> _Set exercise_:
Start with the line that contains "What React, TypeScript" and end with the line that contains "const labelEvery = 5;"; retype those lines and the ones between them exactly, without any pictures.

#### Raw data ####

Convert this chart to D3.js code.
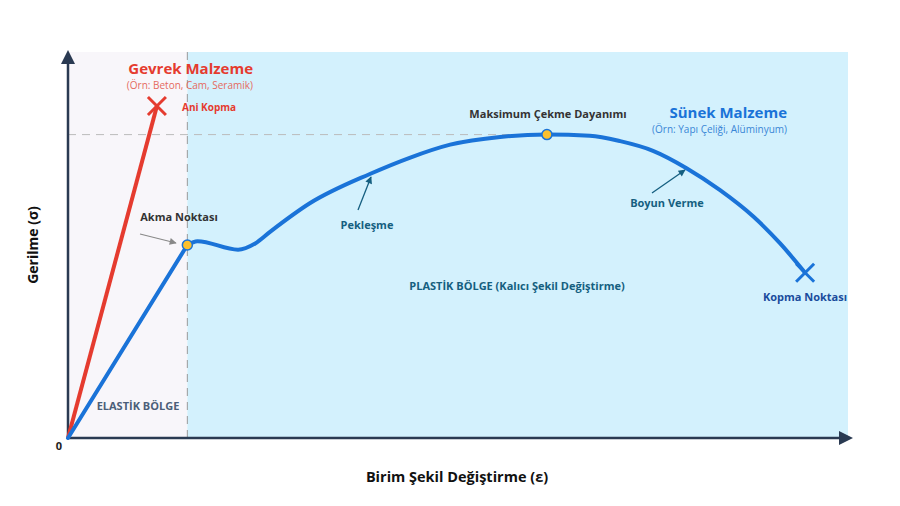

####
#### Raw data ####

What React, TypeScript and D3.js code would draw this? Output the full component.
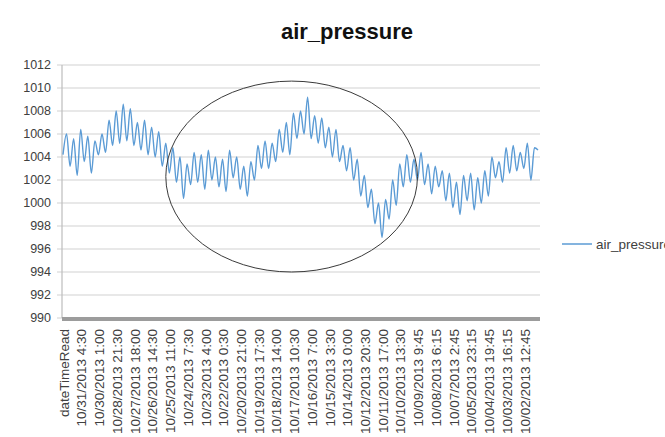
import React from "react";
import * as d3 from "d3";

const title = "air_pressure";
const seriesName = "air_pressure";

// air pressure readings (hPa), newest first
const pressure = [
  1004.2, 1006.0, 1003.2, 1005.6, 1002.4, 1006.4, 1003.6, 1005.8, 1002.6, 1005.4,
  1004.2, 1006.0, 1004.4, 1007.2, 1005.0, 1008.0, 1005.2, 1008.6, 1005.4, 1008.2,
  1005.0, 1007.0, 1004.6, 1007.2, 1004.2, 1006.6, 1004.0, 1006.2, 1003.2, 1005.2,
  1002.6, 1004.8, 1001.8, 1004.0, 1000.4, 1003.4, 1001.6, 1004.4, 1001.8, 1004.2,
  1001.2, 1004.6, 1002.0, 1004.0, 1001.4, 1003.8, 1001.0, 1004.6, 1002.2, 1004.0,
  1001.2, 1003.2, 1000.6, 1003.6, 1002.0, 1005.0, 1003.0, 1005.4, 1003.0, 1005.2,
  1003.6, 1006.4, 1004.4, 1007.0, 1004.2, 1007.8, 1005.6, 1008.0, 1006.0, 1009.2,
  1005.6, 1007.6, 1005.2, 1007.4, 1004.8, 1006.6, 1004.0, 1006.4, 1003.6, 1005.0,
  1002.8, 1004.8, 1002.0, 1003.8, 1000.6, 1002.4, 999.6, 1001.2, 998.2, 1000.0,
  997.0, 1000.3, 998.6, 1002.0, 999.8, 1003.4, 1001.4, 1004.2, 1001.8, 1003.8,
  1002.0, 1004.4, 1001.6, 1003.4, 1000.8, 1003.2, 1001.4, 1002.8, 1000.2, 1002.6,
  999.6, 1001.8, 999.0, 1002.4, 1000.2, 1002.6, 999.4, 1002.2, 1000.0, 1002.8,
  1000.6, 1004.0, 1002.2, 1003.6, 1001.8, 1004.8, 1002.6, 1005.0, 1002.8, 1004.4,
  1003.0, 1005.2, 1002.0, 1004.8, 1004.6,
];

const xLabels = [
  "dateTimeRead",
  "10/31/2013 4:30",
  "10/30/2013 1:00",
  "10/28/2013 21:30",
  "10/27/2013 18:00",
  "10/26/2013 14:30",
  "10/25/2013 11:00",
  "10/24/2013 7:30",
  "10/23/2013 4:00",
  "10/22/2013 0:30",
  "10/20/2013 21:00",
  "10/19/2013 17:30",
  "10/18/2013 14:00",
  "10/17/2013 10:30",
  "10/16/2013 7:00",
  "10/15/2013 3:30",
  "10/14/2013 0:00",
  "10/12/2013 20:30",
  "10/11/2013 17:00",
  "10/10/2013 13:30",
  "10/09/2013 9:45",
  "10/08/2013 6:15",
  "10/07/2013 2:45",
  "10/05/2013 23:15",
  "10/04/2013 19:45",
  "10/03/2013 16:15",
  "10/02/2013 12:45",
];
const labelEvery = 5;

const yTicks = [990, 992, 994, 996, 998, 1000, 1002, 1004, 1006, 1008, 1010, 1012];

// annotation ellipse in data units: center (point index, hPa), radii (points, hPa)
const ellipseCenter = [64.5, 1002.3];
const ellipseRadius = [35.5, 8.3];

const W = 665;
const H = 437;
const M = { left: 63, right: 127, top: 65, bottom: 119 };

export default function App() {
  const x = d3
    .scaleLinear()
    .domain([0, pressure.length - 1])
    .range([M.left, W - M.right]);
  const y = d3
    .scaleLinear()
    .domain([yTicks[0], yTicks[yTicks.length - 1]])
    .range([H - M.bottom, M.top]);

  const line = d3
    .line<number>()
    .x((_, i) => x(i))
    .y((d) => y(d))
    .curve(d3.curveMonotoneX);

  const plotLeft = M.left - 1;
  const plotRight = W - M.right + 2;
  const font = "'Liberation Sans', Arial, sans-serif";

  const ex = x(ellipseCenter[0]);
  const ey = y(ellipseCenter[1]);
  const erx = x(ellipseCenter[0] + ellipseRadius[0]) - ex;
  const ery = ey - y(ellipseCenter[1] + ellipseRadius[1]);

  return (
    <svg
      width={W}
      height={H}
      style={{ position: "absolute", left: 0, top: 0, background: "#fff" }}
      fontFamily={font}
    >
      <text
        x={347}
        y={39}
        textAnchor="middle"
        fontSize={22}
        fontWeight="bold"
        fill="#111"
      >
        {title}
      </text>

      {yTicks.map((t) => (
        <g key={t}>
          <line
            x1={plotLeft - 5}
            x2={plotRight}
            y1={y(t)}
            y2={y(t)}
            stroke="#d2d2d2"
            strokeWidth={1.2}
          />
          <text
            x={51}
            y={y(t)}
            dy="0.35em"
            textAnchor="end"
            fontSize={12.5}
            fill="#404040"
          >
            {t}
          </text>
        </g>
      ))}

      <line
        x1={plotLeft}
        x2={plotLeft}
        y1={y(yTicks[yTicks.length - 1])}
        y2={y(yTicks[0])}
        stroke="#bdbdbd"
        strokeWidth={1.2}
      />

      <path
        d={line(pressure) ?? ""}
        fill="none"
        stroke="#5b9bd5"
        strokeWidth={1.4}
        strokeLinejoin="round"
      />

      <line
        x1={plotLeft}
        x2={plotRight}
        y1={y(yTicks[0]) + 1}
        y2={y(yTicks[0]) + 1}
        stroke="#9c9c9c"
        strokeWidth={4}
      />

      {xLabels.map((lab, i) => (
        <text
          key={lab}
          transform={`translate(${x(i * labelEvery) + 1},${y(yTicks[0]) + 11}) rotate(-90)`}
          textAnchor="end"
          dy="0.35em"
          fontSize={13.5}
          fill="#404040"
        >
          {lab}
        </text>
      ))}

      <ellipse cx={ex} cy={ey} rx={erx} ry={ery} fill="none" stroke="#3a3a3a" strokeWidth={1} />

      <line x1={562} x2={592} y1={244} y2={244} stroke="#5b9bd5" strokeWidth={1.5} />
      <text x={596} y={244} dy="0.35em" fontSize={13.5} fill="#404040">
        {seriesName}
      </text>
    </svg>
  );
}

####

> _Correct answer_:
What React, TypeScript and D3.js code would draw this? Output the full component.
import React from "react";
import * as d3 from "d3";

const title = "air_pressure";
const seriesName = "air_pressure";

// air pressure readings (hPa), newest first
const pressure = [
  1004.2, 1006.0, 1003.2, 1005.6, 1002.4, 1006.4, 1003.6, 1005.8, 1002.6, 1005.4,
  1004.2, 1006.0, 1004.4, 1007.2, 1005.0, 1008.0, 1005.2, 1008.6, 1005.4, 1008.2,
  1005.0, 1007.0, 1004.6, 1007.2, 1004.2, 1006.6, 1004.0, 1006.2, 1003.2, 1005.2,
  1002.6, 1004.8, 1001.8, 1004.0, 1000.4, 1003.4, 1001.6, 1004.4, 1001.8, 1004.2,
  1001.2, 1004.6, 1002.0, 1004.0, 1001.4, 1003.8, 1001.0, 1004.6, 1002.2, 1004.0,
  1001.2, 1003.2, 1000.6, 1003.6, 1002.0, 1005.0, 1003.0, 1005.4, 1003.0, 1005.2,
  1003.6, 1006.4, 1004.4, 1007.0, 1004.2, 1007.8, 1005.6, 1008.0, 1006.0, 1009.2,
  1005.6, 1007.6, 1005.2, 1007.4, 1004.8, 1006.6, 1004.0, 1006.4, 1003.6, 1005.0,
  1002.8, 1004.8, 1002.0, 1003.8, 1000.6, 1002.4, 999.6, 1001.2, 998.2, 1000.0,
  997.0, 1000.3, 998.6, 1002.0, 999.8, 1003.4, 1001.4, 1004.2, 1001.8, 1003.8,
  1002.0, 1004.4, 1001.6, 1003.4, 1000.8, 1003.2, 1001.4, 1002.8, 1000.2, 1002.6,
  999.6, 1001.8, 999.0, 1002.4, 1000.2, 1002.6, 999.4, 1002.2, 1000.0, 1002.8,
  1000.6, 1004.0, 1002.2, 1003.6, 1001.8, 1004.8, 1002.6, 1005.0, 1002.8, 1004.4,
  1003.0, 1005.2, 1002.0, 1004.8, 1004.6,
];

const xLabels = [
  "dateTimeRead",
  "10/31/2013 4:30",
  "10/30/2013 1:00",
  "10/28/2013 21:30",
  "10/27/2013 18:00",
  "10/26/2013 14:30",
  "10/25/2013 11:00",
  "10/24/2013 7:30",
  "10/23/2013 4:00",
  "10/22/2013 0:30",
  "10/20/2013 21:00",
  "10/19/2013 17:30",
  "10/18/2013 14:00",
  "10/17/2013 10:30",
  "10/16/2013 7:00",
  "10/15/2013 3:30",
  "10/14/2013 0:00",
  "10/12/2013 20:30",
  "10/11/2013 17:00",
  "10/10/2013 13:30",
  "10/09/2013 9:45",
  "10/08/2013 6:15",
  "10/07/2013 2:45",
  "10/05/2013 23:15",
  "10/04/2013 19:45",
  "10/03/2013 16:15",
  "10/02/2013 12:45",
];
const labelEvery = 5;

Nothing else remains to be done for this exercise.